SHORT TASK: Find the lines containing the word "What" and copy every one of them.

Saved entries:
"""

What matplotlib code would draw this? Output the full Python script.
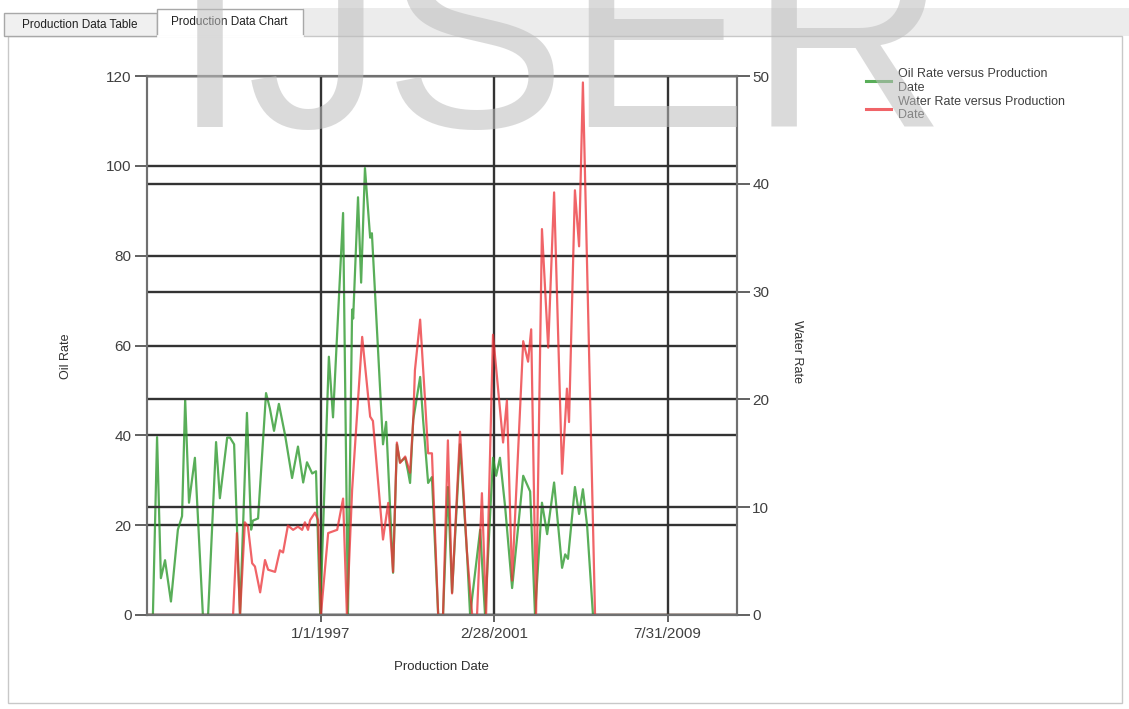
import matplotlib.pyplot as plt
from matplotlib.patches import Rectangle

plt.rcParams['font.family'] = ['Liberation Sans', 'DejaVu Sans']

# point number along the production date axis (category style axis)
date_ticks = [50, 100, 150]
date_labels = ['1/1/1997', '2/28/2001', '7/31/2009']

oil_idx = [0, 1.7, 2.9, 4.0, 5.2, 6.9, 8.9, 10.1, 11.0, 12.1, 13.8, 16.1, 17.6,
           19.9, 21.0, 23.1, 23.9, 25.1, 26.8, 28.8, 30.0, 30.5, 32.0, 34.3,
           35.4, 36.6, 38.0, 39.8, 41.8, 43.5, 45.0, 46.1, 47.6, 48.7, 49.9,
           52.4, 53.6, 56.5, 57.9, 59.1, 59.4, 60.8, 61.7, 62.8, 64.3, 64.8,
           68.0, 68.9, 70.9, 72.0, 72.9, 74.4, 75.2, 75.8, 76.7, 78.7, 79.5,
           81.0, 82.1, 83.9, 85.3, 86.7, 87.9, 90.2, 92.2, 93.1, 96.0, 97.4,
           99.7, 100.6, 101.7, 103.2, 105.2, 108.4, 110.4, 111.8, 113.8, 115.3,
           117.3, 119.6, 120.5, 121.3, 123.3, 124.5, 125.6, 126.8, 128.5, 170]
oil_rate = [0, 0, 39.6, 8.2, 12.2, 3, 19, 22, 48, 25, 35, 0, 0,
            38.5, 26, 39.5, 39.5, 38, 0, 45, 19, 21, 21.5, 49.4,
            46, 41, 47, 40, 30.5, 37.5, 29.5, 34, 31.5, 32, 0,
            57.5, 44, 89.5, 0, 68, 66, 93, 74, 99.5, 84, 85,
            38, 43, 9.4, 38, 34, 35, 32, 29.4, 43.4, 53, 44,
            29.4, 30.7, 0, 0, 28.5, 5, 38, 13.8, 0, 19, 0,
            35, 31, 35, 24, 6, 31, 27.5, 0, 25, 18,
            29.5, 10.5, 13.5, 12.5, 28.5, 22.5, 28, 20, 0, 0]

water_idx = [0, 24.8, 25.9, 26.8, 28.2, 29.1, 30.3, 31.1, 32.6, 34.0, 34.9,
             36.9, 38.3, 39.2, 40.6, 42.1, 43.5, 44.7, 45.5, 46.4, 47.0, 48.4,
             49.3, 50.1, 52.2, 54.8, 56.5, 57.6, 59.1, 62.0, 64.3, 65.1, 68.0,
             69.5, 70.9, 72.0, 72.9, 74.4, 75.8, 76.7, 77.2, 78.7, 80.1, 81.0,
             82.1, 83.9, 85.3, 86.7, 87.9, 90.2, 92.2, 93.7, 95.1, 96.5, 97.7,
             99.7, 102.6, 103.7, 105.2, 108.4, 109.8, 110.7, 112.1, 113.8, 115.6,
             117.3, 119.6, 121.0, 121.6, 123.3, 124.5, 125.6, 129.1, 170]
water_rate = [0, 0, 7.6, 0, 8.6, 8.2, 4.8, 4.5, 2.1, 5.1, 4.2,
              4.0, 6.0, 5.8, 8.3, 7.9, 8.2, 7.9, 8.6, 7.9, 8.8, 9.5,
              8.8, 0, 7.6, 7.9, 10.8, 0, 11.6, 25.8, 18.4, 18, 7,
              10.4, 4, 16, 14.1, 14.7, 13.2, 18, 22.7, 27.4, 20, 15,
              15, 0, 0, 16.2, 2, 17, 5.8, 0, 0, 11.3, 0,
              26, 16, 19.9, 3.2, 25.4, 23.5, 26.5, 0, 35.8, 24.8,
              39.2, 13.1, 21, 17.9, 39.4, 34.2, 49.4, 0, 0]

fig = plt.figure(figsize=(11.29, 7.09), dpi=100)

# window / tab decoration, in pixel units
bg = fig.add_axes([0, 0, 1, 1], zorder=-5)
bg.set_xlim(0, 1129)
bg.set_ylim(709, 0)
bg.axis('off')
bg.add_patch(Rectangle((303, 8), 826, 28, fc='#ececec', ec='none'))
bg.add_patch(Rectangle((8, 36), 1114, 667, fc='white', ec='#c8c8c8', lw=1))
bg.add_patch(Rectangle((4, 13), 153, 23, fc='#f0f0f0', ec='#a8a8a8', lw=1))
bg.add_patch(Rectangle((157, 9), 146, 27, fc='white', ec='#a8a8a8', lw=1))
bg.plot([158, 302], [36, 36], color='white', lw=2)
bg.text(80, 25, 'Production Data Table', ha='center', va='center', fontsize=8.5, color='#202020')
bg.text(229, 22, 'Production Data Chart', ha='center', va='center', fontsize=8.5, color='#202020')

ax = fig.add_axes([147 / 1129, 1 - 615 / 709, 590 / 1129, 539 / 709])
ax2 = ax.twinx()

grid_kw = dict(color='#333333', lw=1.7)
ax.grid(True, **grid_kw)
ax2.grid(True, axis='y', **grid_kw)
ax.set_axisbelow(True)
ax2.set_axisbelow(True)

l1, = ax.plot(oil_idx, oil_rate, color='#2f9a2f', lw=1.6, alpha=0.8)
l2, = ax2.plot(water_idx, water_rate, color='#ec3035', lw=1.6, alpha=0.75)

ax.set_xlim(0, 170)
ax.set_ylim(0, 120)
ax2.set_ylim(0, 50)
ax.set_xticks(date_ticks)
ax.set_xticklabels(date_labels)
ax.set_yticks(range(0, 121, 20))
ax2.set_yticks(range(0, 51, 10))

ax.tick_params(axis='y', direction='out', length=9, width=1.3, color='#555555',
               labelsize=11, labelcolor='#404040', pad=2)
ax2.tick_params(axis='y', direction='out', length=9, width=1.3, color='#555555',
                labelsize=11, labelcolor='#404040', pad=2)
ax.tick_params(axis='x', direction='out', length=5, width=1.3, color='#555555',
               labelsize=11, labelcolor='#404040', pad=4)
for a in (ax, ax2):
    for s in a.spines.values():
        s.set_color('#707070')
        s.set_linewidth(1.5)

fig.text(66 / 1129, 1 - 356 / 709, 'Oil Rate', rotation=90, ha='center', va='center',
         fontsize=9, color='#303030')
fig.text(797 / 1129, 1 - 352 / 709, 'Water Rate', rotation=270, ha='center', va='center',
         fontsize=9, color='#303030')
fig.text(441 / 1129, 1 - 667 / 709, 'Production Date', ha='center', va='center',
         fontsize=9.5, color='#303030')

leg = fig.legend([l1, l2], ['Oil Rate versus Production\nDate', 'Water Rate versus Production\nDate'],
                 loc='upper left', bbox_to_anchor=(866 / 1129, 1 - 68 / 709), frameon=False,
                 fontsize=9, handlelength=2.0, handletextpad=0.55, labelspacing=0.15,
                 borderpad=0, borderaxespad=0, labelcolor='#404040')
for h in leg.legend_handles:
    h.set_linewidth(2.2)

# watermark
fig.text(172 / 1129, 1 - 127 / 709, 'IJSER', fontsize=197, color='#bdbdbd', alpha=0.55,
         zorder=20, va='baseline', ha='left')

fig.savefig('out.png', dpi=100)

"""
"""

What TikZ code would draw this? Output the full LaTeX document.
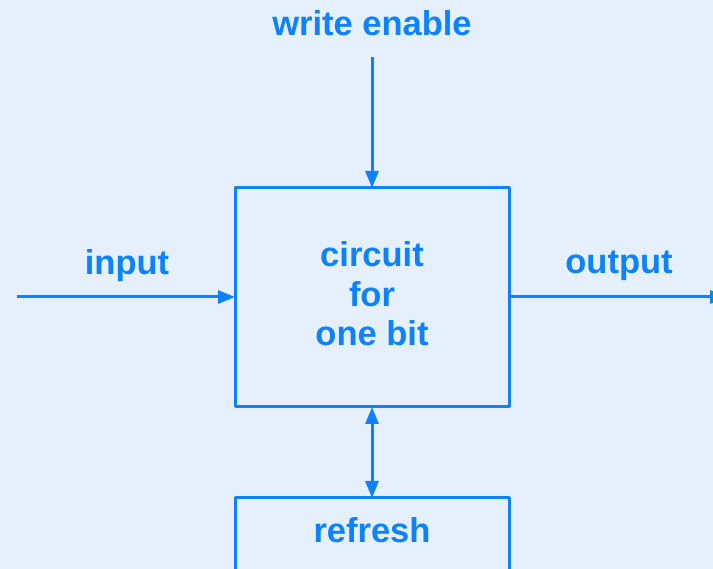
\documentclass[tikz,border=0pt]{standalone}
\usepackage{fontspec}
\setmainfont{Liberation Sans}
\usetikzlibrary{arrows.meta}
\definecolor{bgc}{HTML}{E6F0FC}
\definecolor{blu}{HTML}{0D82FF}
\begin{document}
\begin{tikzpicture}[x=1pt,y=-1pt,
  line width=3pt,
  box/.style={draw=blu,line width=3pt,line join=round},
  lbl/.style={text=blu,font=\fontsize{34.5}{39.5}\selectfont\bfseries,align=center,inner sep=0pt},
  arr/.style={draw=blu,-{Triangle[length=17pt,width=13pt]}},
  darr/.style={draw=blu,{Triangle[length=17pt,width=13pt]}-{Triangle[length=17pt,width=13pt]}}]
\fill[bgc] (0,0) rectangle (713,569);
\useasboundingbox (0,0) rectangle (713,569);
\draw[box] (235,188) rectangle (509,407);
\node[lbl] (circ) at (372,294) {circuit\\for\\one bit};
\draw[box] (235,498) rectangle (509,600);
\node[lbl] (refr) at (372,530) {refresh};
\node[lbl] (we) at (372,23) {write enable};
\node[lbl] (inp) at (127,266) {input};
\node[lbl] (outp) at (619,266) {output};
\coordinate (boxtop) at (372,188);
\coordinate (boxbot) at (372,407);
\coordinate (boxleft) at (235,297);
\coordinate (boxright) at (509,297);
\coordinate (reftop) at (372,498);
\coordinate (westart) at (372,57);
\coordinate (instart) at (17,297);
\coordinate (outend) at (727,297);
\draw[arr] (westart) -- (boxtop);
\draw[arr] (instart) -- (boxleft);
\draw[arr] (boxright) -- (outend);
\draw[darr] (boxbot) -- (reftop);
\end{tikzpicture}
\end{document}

"""

OUTPUT FOR THIS TASK:
What matplotlib code would draw this? Output the full Python script.
What TikZ code would draw this? Output the full LaTeX document.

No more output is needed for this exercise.